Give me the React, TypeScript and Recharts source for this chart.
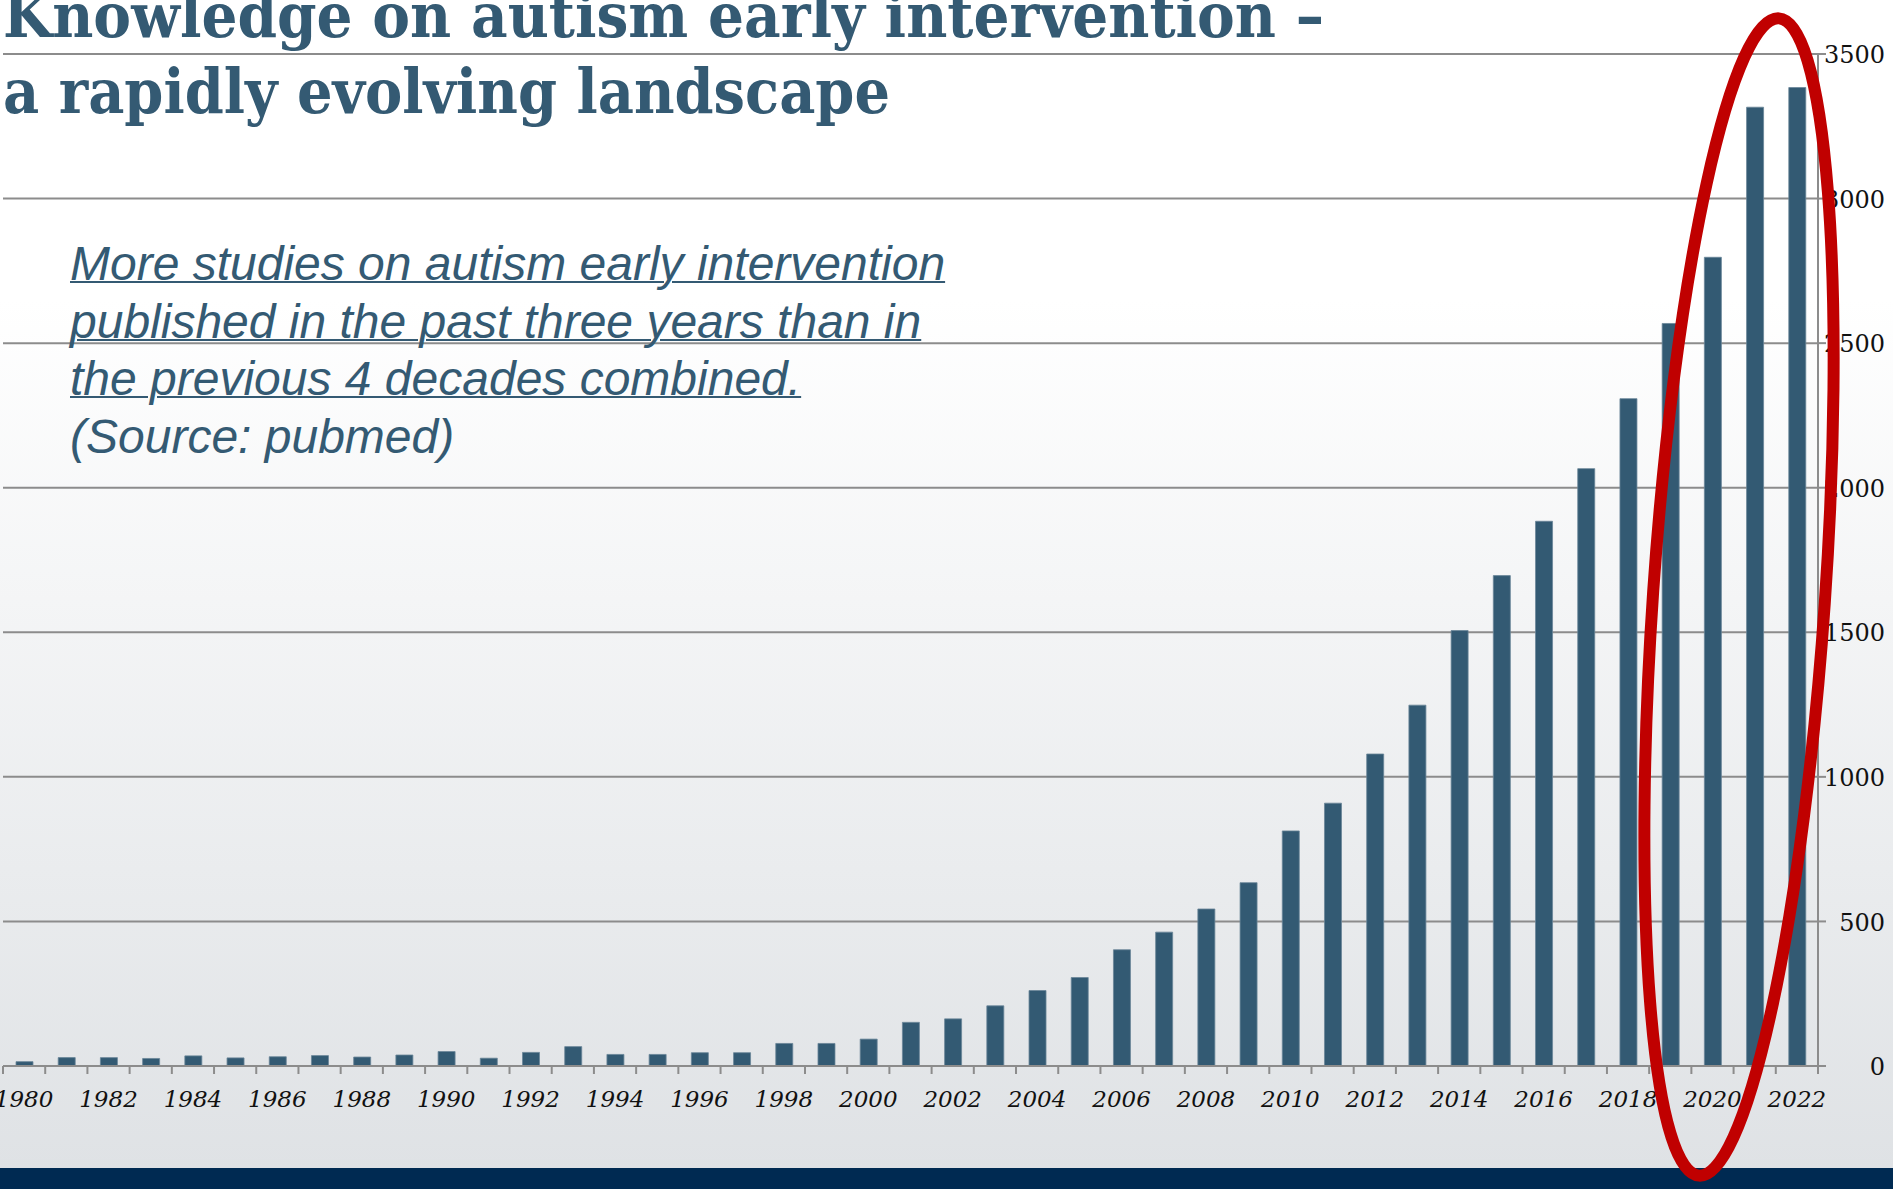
import React from 'react';
import { BarChart, Bar, XAxis, YAxis, CartesianGrid } from 'recharts';

// PubMed hits for "autism early intervention", per publication year
const YEARS = [
  '1980', '1981', '1982', '1983', '1984', '1985', '1986', '1987', '1988', '1989',
  '1990', '1991', '1992', '1993', '1994', '1995', '1996', '1997', '1998', '1999',
  '2000', '2001', '2002', '2003', '2004', '2005', '2006', '2007', '2008', '2009',
  '2010', '2011', '2012', '2013', '2014', '2015', '2016', '2017', '2018', '2019',
  '2020', '2021', '2022',
];
const PUBLICATIONS = [
  15, 29, 29, 26, 35, 28, 32, 36, 31, 38,
  50, 27, 47, 67, 40, 40, 46, 46, 78, 78,
  93, 151, 163, 208, 261, 306, 402, 463, 543, 634,
  813, 909, 1079, 1248, 1506, 1696, 1884, 2066, 2308, 2568,
  2797, 3316, 3384,
];
const Y_TICKS = [0, 500, 1000, 1500, 2000, 2500, 3000, 3500];

const TITLE_LINES = ['Knowledge on autism early intervention –', 'a rapidly evolving landscape'];
const NOTE_LINES = [
  'More studies on autism early intervention',
  'published in the past three years than in',
  'the previous 4 decades combined.',
];
const NOTE_SOURCE = '(Source: pubmed)';

const data = YEARS.map((year, i) => ({ year, count: PUBLICATIONS[i] }));

const W = 1893;
const H = 1189;
const MARGIN = { top: 54, right: 0, bottom: 0, left: 3 };
const Y_AXIS_W = 75;
const X_AXIS_H = 123;
const BAND = (W - MARGIN.left - MARGIN.right - Y_AXIS_W) / YEARS.length;

const AXIS_GRAY = '#8c8c8c';
const BAR_BLUE = '#335a73';
const TEXT_BLUE = '#345a73';
const NAVY = '#002a52';
const RED = '#c00000';

function YearTick(props: any) {
  const { x, y, index, payload } = props;
  const left = x - BAND / 2;
  const isLast = index === YEARS.length - 1;
  return (
    <g>
      <line x1={left} x2={left} y1={y} y2={y + 8} stroke={AXIS_GRAY} strokeWidth={2} />
      {isLast && (
        <line x1={x + BAND / 2} x2={x + BAND / 2} y1={y} y2={y + 8} stroke={AXIS_GRAY} strokeWidth={2} />
      )}
      {index % 2 === 0 && (
        <text
          x={x}
          y={y + 41}
          textAnchor="middle"
          fontFamily="'DejaVu Serif', serif"
          fontStyle="italic"
          fontSize={23}
          fill="#111111"
        >
          {payload.value}
        </text>
      )}
    </g>
  );
}

function CountTick(props: any) {
  const { y, payload } = props;
  return (
    <text
      x={W - 8}
      y={y}
      dy="0.38em"
      textAnchor="end"
      fontFamily="'DejaVu Serif', serif"
      fontSize={24}
      fill="#111111"
    >
      {payload.value}
    </text>
  );
}

export default function App() {
  return (
    <div
      style={{
        position: 'absolute',
        left: 0,
        top: 0,
        width: W,
        height: H,
        overflow: 'hidden',
        background: 'linear-gradient(to bottom, #ffffff 0px, #ffffff 300px, #dfe2e5 1168px)',
      }}
    >
      <div style={{ position: 'absolute', left: 0, top: 0 }}>
        <BarChart width={W} height={H} data={data} margin={MARGIN}>
          <CartesianGrid vertical={false} stroke={AXIS_GRAY} strokeWidth={2} />
          <XAxis
            dataKey="year"
            height={X_AXIS_H}
            interval={0}
            tickSize={0}
            tickMargin={0}
            tickLine={false}
            axisLine={{ stroke: AXIS_GRAY, strokeWidth: 2 }}
            tick={<YearTick />}
          />
          <YAxis
            orientation="right"
            width={Y_AXIS_W}
            domain={[0, 3500]}
            ticks={Y_TICKS}
            interval={0}
            tickSize={8}
            tickMargin={2}
            tickLine={{ stroke: AXIS_GRAY, strokeWidth: 2 }}
            axisLine={{ stroke: AXIS_GRAY, strokeWidth: 2 }}
            tick={<CountTick />}
          />
          <Bar
            dataKey="count"
            fill={BAR_BLUE}
            stroke="#6a8598"
            strokeWidth={0.8}
            barSize={17}
            isAnimationActive={false}
          />
        </BarChart>
      </div>

      {/* Title */}
      <svg style={{ position: 'absolute', left: 0, top: 0 }} width={W} height={140}>
        <text
          x={3}
          y={37}
          fontFamily="'DejaVu Serif', serif"
          fontWeight="bold"
          fontSize={62}
          fill={TEXT_BLUE}
          textLength={1321}
          lengthAdjust="spacingAndGlyphs"
        >
          {TITLE_LINES[0]}
        </text>
        <text
          x={3}
          y={113}
          fontFamily="'DejaVu Serif', serif"
          fontWeight="bold"
          fontSize={62}
          fill={TEXT_BLUE}
          textLength={887}
          lengthAdjust="spacingAndGlyphs"
        >
          {TITLE_LINES[1]}
        </text>
      </svg>

      {/* Note */}
      <div
        style={{
          position: 'absolute',
          left: 70,
          top: 235,
          fontFamily: "'Liberation Sans', Arial, sans-serif",
          fontStyle: 'italic',
          fontSize: 48,
          lineHeight: '57.6px',
          color: TEXT_BLUE,
          whiteSpace: 'nowrap',
        }}
      >
        {NOTE_LINES.map((line) => (
          <div key={line} style={{ textDecoration: 'underline', textDecorationThickness: 2 }}>
            {line}
          </div>
        ))}
        <div>{NOTE_SOURCE}</div>
      </div>

      {/* Footer band */}
      <div style={{ position: 'absolute', left: 0, top: 1168, width: W, height: H - 1168, background: NAVY }} />

      {/* Highlight around the last three years */}
      <svg style={{ position: 'absolute', left: 0, top: 0, pointerEvents: 'none' }} width={W} height={H}>
        <ellipse
          cx={1739}
          cy={597}
          rx={86}
          ry={580}
          transform="rotate(3.95 1739 597)"
          fill="none"
          stroke={RED}
          strokeWidth={12}
        />
      </svg>
    </div>
  );
}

- - - -

# PROBLEM
Give the material again exactly as it is, but keep the pictures out.

# RESPONSE TO THIS EXERCISE
Give me the React, TypeScript and Recharts source for this chart.
import React from 'react';
import { BarChart, Bar, XAxis, YAxis, CartesianGrid } from 'recharts';

// PubMed hits for "autism early intervention", per publication year
const YEARS = [
  '1980', '1981', '1982', '1983', '1984', '1985', '1986', '1987', '1988', '1989',
  '1990', '1991', '1992', '1993', '1994', '1995', '1996', '1997', '1998', '1999',
  '2000', '2001', '2002', '2003', '2004', '2005', '2006', '2007', '2008', '2009',
  '2010', '2011', '2012', '2013', '2014', '2015', '2016', '2017', '2018', '2019',
  '2020', '2021', '2022',
];
const PUBLICATIONS = [
  15, 29, 29, 26, 35, 28, 32, 36, 31, 38,
  50, 27, 47, 67, 40, 40, 46, 46, 78, 78,
  93, 151, 163, 208, 261, 306, 402, 463, 543, 634,
  813, 909, 1079, 1248, 1506, 1696, 1884, 2066, 2308, 2568,
  2797, 3316, 3384,
];
const Y_TICKS = [0, 500, 1000, 1500, 2000, 2500, 3000, 3500];

const TITLE_LINES = ['Knowledge on autism early intervention –', 'a rapidly evolving landscape'];
const NOTE_LINES = [
  'More studies on autism early intervention',
  'published in the past three years than in',
  'the previous 4 decades combined.',
];
const NOTE_SOURCE = '(Source: pubmed)';

const data = YEARS.map((year, i) => ({ year, count: PUBLICATIONS[i] }));

const W = 1893;
const H = 1189;
const MARGIN = { top: 54, right: 0, bottom: 0, left: 3 };
const Y_AXIS_W = 75;
const X_AXIS_H = 123;
const BAND = (W - MARGIN.left - MARGIN.right - Y_AXIS_W) / YEARS.length;

const AXIS_GRAY = '#8c8c8c';
const BAR_BLUE = '#335a73';
const TEXT_BLUE = '#345a73';
const NAVY = '#002a52';
const RED = '#c00000';

function YearTick(props: any) {
  const { x, y, index, payload } = props;
  const left = x - BAND / 2;
  const isLast = index === YEARS.length - 1;
  return (
    <g>
      <line x1={left} x2={left} y1={y} y2={y + 8} stroke={AXIS_GRAY} strokeWidth={2} />
      {isLast && (
        <line x1={x + BAND / 2} x2={x + BAND / 2} y1={y} y2={y + 8} stroke={AXIS_GRAY} strokeWidth={2} />
      )}
      {index % 2 === 0 && (
        <text
          x={x}
          y={y + 41}
          textAnchor="middle"
          fontFamily="'DejaVu Serif', serif"
          fontStyle="italic"
          fontSize={23}
          fill="#111111"
        >
          {payload.value}
        </text>
      )}
    </g>
  );
}

function CountTick(props: any) {
  const { y, payload } = props;
  return (
    <text
      x={W - 8}
      y={y}
      dy="0.38em"
      textAnchor="end"
      fontFamily="'DejaVu Serif', serif"
      fontSize={24}
      fill="#111111"
    >
      {payload.value}
    </text>
  );
}

export default function App() {
  return (
    <div
      style={{
        position: 'absolute',
        left: 0,
        top: 0,
        width: W,
        height: H,
        overflow: 'hidden',
        background: 'linear-gradient(to bottom, #ffffff 0px, #ffffff 300px, #dfe2e5 1168px)',
      }}
    >
      <div style={{ position: 'absolute', left: 0, top: 0 }}>
        <BarChart width={W} height={H} data={data} margin={MARGIN}>
          <CartesianGrid vertical={false} stroke={AXIS_GRAY} strokeWidth={2} />
          <XAxis
            dataKey="year"
            height={X_AXIS_H}
            interval={0}
            tickSize={0}
            tickMargin={0}
            tickLine={false}
            axisLine={{ stroke: AXIS_GRAY, strokeWidth: 2 }}
            tick={<YearTick />}
          />
          <YAxis
            orientation="right"
            width={Y_AXIS_W}
            domain={[0, 3500]}
            ticks={Y_TICKS}
            interval={0}
            tickSize={8}
            tickMargin={2}
            tickLine={{ stroke: AXIS_GRAY, strokeWidth: 2 }}
            axisLine={{ stroke: AXIS_GRAY, strokeWidth: 2 }}
            tick={<CountTick />}
          />
          <Bar
            dataKey="count"
            fill={BAR_BLUE}
            stroke="#6a8598"
            strokeWidth={0.8}
            barSize={17}
            isAnimationActive={false}
          />
        </BarChart>
      </div>

      {/* Title */}
      <svg style={{ position: 'absolute', left: 0, top: 0 }} width={W} height={140}>
        <text
          x={3}
          y={37}
          fontFamily="'DejaVu Serif', serif"
          fontWeight="bold"
          fontSize={62}
          fill={TEXT_BLUE}
          textLength={1321}
          lengthAdjust="spacingAndGlyphs"
        >
          {TITLE_LINES[0]}
        </text>
        <text
          x={3}
          y={113}
          fontFamily="'DejaVu Serif', serif"
          fontWeight="bold"
          fontSize={62}
          fill={TEXT_BLUE}
          textLength={887}
          lengthAdjust="spacingAndGlyphs"
        >
          {TITLE_LINES[1]}
        </text>
      </svg>

      {/* Note */}
      <div
        style={{
          position: 'absolute',
          left: 70,
          top: 235,
          fontFamily: "'Liberation Sans', Arial, sans-serif",
          fontStyle: 'italic',
          fontSize: 48,
          lineHeight: '57.6px',
          color: TEXT_BLUE,
          whiteSpace: 'nowrap',
        }}
      >
        {NOTE_LINES.map((line) => (
          <div key={line} style={{ textDecoration: 'underline', textDecorationThickness: 2 }}>
            {line}
          </div>
        ))}
        <div>{NOTE_SOURCE}</div>
      </div>

      {/* Footer band */}
      <div style={{ position: 'absolute', left: 0, top: 1168, width: W, height: H - 1168, background: NAVY }} />

      {/* Highlight around the last three years */}
      <svg style={{ position: 'absolute', left: 0, top: 0, pointerEvents: 'none' }} width={W} height={H}>
        <ellipse
          cx={1739}
          cy={597}
          rx={86}
          ry={580}
          transform="rotate(3.95 1739 597)"
          fill="none"
          stroke={RED}
          strokeWidth={12}
        />
      </svg>
    </div>
  );
}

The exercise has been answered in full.